▽

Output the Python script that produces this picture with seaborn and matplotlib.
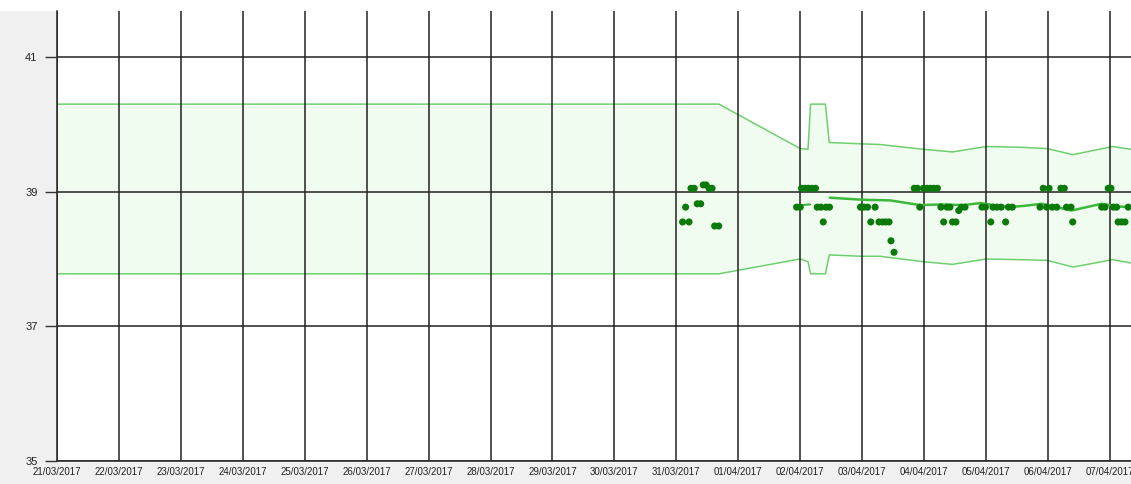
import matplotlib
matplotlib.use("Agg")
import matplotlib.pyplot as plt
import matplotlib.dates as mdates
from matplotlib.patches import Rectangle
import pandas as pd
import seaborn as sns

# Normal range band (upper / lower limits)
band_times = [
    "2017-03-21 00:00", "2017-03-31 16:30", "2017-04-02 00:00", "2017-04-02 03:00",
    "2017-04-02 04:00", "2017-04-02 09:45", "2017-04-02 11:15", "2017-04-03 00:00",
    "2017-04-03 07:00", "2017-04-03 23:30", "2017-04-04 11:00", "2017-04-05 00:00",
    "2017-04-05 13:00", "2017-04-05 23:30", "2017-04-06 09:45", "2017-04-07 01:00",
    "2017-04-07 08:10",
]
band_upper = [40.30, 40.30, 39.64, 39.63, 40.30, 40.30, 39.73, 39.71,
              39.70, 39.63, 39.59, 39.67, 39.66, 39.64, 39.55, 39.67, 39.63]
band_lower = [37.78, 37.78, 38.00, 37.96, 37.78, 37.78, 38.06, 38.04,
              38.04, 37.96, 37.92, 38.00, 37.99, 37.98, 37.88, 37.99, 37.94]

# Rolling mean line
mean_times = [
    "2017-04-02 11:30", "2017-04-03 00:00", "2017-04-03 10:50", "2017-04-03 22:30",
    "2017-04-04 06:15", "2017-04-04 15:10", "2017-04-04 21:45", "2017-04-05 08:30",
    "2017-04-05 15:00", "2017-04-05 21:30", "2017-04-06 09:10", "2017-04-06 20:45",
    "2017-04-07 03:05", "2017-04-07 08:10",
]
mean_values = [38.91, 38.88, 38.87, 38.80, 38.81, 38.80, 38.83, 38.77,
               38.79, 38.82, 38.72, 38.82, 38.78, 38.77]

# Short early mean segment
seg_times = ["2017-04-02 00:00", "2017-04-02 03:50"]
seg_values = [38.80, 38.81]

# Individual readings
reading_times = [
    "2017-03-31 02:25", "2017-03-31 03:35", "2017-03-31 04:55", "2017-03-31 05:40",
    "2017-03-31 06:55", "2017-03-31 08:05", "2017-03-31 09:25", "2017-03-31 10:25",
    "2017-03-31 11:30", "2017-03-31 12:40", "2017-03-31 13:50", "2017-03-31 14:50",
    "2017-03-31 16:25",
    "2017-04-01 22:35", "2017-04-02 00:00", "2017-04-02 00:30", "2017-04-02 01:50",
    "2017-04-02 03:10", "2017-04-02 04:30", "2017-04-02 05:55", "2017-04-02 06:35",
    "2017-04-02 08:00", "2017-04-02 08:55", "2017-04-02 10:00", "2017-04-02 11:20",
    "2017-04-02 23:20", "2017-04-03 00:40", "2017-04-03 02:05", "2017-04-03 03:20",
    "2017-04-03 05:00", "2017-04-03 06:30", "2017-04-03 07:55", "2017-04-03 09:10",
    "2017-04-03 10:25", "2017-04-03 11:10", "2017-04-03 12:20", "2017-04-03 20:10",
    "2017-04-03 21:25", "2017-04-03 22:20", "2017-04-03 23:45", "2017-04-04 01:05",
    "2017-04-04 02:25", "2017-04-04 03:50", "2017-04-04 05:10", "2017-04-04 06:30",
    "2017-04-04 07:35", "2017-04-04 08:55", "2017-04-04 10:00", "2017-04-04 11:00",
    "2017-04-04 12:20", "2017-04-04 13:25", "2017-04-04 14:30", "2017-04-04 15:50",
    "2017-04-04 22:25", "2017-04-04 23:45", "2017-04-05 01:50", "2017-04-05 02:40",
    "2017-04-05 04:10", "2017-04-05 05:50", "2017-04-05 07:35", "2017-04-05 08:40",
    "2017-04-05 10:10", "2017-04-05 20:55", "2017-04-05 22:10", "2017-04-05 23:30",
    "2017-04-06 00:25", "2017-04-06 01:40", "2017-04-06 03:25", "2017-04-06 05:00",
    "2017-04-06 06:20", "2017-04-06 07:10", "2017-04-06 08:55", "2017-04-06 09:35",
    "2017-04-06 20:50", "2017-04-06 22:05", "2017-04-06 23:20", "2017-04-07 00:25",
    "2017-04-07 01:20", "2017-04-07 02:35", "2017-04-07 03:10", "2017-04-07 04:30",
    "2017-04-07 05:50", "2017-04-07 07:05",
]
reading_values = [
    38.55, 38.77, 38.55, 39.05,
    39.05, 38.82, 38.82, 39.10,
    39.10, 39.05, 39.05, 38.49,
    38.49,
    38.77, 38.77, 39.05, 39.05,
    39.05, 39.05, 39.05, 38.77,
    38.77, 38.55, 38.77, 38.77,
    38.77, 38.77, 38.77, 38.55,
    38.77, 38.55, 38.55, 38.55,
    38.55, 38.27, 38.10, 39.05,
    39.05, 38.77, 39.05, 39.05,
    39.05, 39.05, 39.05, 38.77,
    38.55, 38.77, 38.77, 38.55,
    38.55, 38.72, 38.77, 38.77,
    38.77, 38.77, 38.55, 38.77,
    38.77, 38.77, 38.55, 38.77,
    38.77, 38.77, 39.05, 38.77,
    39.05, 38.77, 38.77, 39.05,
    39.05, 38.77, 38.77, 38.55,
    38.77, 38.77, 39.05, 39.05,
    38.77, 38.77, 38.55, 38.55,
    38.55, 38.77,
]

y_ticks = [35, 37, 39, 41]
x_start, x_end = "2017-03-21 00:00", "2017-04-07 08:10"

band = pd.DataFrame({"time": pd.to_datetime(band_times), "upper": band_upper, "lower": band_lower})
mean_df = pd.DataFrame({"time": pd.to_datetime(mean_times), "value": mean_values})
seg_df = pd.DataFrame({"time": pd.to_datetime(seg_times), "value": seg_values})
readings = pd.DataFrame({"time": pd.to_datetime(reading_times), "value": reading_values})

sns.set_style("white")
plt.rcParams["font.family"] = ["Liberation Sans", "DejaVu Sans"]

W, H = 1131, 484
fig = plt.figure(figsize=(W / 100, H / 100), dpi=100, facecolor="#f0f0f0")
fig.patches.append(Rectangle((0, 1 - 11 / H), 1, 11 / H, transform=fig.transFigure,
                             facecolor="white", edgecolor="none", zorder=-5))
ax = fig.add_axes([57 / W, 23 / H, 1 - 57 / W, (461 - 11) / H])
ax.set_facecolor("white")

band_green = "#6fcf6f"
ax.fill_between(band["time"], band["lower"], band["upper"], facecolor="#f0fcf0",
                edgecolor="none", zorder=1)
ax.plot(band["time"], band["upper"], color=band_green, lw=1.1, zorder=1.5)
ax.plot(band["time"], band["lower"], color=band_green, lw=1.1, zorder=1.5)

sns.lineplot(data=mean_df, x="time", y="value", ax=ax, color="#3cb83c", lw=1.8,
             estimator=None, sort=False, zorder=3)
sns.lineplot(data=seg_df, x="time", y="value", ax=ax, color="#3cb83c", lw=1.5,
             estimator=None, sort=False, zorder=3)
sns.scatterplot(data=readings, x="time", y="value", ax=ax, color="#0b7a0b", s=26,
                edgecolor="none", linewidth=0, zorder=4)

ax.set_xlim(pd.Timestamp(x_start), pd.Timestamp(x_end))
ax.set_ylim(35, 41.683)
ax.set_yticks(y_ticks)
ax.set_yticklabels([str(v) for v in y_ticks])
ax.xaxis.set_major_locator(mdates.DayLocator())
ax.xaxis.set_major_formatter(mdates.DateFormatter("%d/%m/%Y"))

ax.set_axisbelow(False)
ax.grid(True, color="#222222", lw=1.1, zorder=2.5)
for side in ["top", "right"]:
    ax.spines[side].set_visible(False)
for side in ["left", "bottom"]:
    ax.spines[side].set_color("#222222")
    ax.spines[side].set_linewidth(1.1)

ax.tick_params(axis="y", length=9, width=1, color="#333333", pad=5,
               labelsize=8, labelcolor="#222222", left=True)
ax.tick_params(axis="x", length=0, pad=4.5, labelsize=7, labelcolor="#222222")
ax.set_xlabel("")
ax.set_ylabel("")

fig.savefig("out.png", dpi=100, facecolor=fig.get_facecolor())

△

◆ What the exercise asks ◆
Without the pictures, return the listing above from its first line through the line that has "38.04, 37.96, 37.92, 38.00, 37.99, 37.98, 37.88, 37.99, 37.94]".

◆ Finished exercise ◆
Output the Python script that produces this picture with seaborn and matplotlib.
import matplotlib
matplotlib.use("Agg")
import matplotlib.pyplot as plt
import matplotlib.dates as mdates
from matplotlib.patches import Rectangle
import pandas as pd
import seaborn as sns

# Normal range band (upper / lower limits)
band_times = [
    "2017-03-21 00:00", "2017-03-31 16:30", "2017-04-02 00:00", "2017-04-02 03:00",
    "2017-04-02 04:00", "2017-04-02 09:45", "2017-04-02 11:15", "2017-04-03 00:00",
    "2017-04-03 07:00", "2017-04-03 23:30", "2017-04-04 11:00", "2017-04-05 00:00",
    "2017-04-05 13:00", "2017-04-05 23:30", "2017-04-06 09:45", "2017-04-07 01:00",
    "2017-04-07 08:10",
]
band_upper = [40.30, 40.30, 39.64, 39.63, 40.30, 40.30, 39.73, 39.71,
              39.70, 39.63, 39.59, 39.67, 39.66, 39.64, 39.55, 39.67, 39.63]
band_lower = [37.78, 37.78, 38.00, 37.96, 37.78, 37.78, 38.06, 38.04,
              38.04, 37.96, 37.92, 38.00, 37.99, 37.98, 37.88, 37.99, 37.94]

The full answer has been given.